Milgram, Burger, & Twenge

Questions

Burger had to make some changes in Milgram’s experiment to get his institutional review board’s permission to do it. Are those changes so significant that he can’t really claim he has replicated Milgram?

Burger says his modified experiment gives the same results as Milgram’s, showing that the Californians of the mid-2000s were just as obedient as Milgram’s New Haveners of the early 1960s. Does it give that result? How?

On pp. 3-4, Burger gives four reasons why “teachers” might go so far in shocking the “learner.” Which of the four seems most convincing to you? Least convincing? Is this the way people’s psychologies really work?

Twenge thinks Burger is misreading his own results and that the later generation is less obedient. Is she right? Why or why not?
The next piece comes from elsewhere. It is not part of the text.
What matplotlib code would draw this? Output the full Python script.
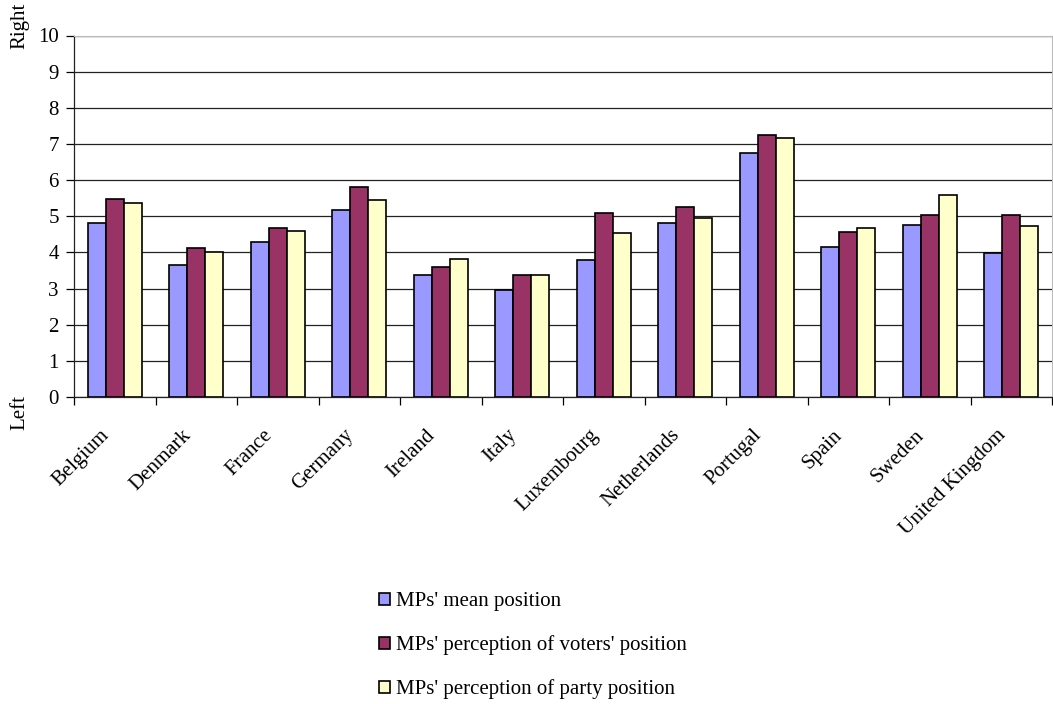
import numpy as np
import matplotlib
matplotlib.use("Agg")
import matplotlib.pyplot as plt
import matplotlib.transforms as mtransforms
from matplotlib.ticker import FixedLocator

plt.rcParams["font.family"] = ["Liberation Serif", "DejaVu Serif"]

countries = ["Belgium", "Denmark", "France", "Germany", "Ireland", "Italy",
             "Luxembourg", "Netherlands", "Portugal", "Spain", "Sweden",
             "United Kingdom"]
mean_pos = [4.80, 3.65, 4.30, 5.17, 3.37, 2.95, 3.78, 4.81, 6.75, 4.16, 4.75, 3.97]
voters_pos = [5.49, 4.11, 4.67, 5.82, 3.60, 3.37, 5.08, 5.26, 7.26, 4.57, 5.03, 5.03]
party_pos = [5.36, 4.02, 4.58, 5.44, 3.83, 3.37, 4.53, 4.94, 7.16, 4.68, 5.59, 4.72]

series = [
    ("MPs' mean position", mean_pos, "#9999FF"),
    ("MPs' perception of voters' position", voters_pos, "#993366"),
    ("MPs' perception of party position", party_pos, "#FFFFCC"),
]

FS = 15

fig = plt.figure(figsize=(10.53, 7.04), dpi=100)
ax = fig.add_axes([74 / 1053, 1 - 397 / 704, (1052 - 74) / 1053, (397 - 35.5) / 704])

x = np.arange(len(countries))
width = 1 / 4.5
for i, (label, vals, color) in enumerate(series):
    ax.bar(x + (i - 1) * width, vals, width, color=color, edgecolor="black",
           linewidth=1.2, label=label, zorder=3)

ax.set_xlim(-0.5, len(countries) - 0.5)
ax.set_ylim(0, 10)
ax.set_yticks(range(0, 11))
ax.yaxis.grid(True, color="#222222", linewidth=0.9, zorder=0)
ax.tick_params(axis="y", direction="out", length=6, width=0.9, labelsize=FS, pad=5)

ax.set_xticks(x)
ax.set_xticklabels(countries, rotation=45, ha="right", va="top",
                   rotation_mode="anchor", fontsize=FS)
ax.tick_params(axis="x", which="major", length=0, pad=12)
ax.xaxis.set_minor_locator(FixedLocator(np.arange(-0.5, len(countries), 1)))
ax.tick_params(axis="x", which="minor", direction="out", length=6, width=0.9)

# nudge the slanted country names down and to the left
shift = mtransforms.ScaledTranslation(-0.15, -0.12, fig.dpi_scale_trans)
for lbl in ax.get_xticklabels():
    lbl.set_transform(lbl.get_transform() + shift)

for side in ["top", "right"]:
    ax.spines[side].set_color("#BBBBBB")
for side in ["left", "bottom"]:
    ax.spines[side].set_color("#222222")
    ax.spines[side].set_linewidth(0.9)

fig.text(20 / 1053, 1 - 26 / 704, "Right", rotation=90, ha="center", va="center", fontsize=FS)
fig.text(20 / 1053, 1 - 413 / 704, "Left", rotation=90, ha="center", va="center", fontsize=FS)

fig.legend(loc="upper left", bbox_to_anchor=(371 / 1053, 1 - 584 / 704),
           frameon=False, fontsize=FS, labelspacing=1.15, handlelength=0.5,
           handleheight=0.5, handletextpad=0.3, borderaxespad=0)

fig.savefig("out.png", dpi=100, facecolor="white")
Burger’s participants were much more ethnically diverse than Milgram’s. Does that make a difference? If so, in what ways?

Is even Burger’s milder version of the obedience experiment so upsetting (to the participants and/or in its implications for us all) that it should not have been permitted? On the other hand, could it show us such important insights about ourselves that even Milgram’s harsher version should be allowed?

Which author is more convincing, Burger or Twenge? Does one have a stronger argument? If so, what was it that convinced you in their argument? Is it just that one writes more clearly than the other?